Iconic is a much-overused word but in the case of the 'Your Country Needs You' poster featuring Lord Kitchener, it is an apt description. With 'K of K's' penetrating gaze and pointing finger, this instantly recognisable symbol of the Great War is one of the world's most famous posters having been reproduced on everything from T-shirts to tea towels in the century since it first appeared on the cover of London Opinion magazine on 5 September 1914. The cover was adapted into a poster by the magazine with the wording changed to, 'Britons - (Kitchener) wants you. Join your country's army,' and was circulated privately by London Opinion, never part of the official parliamentary recruiting committee's poster campaign. Nor was it included in a touring exhibition of war posters organised by the newly founded Imperial War Museum in 1917, though it was a popular feature of another exhibition held at the fashionable Grafton Galleries in 1919. The poster was to inspire the great American artist James Montgomery Flagg who replicated the design, substituting Uncle Sam for Lord Kitchener, and the poster's magic formula was used in other countries, as well as during the Second World War. Despite the design's stark, uncompromising message, historians of First World War posters claim that its popularity is retrospective and its effectiveness was limited during the war itself.

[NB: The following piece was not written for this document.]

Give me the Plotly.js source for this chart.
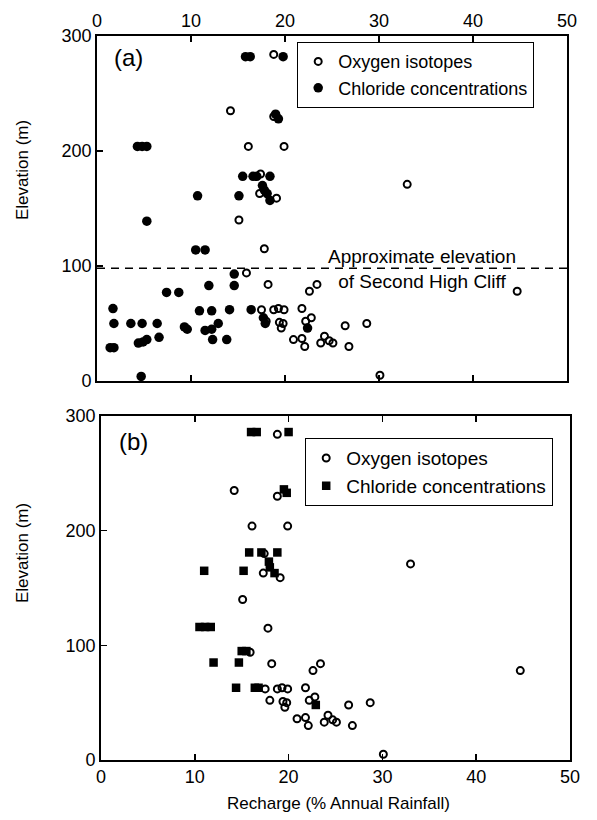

Nevertheless, as the centenary of the Great War approaches, the Kitchener poster is more popular than ever. But less is known about its designer, Alfred Leete. Alfred Ambrose Chew Leete (1882-1933) was the son of a Northamptonshire farmer and born in Thorpe Achurch. The family moved to Weston-Super-Mare in 1893 due to his father's poor health where his mother ran boarding houses. Unlike many of his contemporaries, Leete was never formally trained as an artist. He attended the Kingsholme School in Weston-Super-Mare and then the School of Science & Art which he left to take up a brief apprenticeship at a surveyors before trying his hand at furniture design.
His first drawing appeared in the Daily Graphic in 1897 and two years later, he moved to London where he found work as an in-house artist with a printer. When Punch published one of his cartoons in 1905, he decided to become a full-time freelance artist and soon found work with a number of publications including several we hold here in the archive at Mary Evans Picture Library - The Tatler, The Bystander and The Sketch. By the First World War, Leete was an established graphic artist. He created the character, 'Schmidt the Spy,' for London Opinion but his bold, graphic style cartoons appeared frequently in many other magazines. Leete joined the Artists' Rifles during the war, a regiment which drew from the artistic and theatrical community and also included fellow illustrators such as Harold Earnshaw and J. H. Thorpe. He saw action on the Western Front, an experience which informed some of his drawings from this period and post-war work involved designing recruitment posters for the tank corps and army.
The pictures we feature here are part of a series Leete carried out for The Sketch magazine in 1918 called 'Masbadges,' where he created fantastical creatures by combining animal mascots with the badges of various well-known regiments. Ideas include a leek-nosed goat of the Welsh Guards and a surly looking bulldog representing the Royal Artillery. The link below includes several other examples of Leete's illustrations and reveals him to a versatile artist with a wider scope than we might otherwise have realised. His legacy is undoubtedly and inextricably that memorable poster, but Leete's body of work deserves to emerge from its shadow.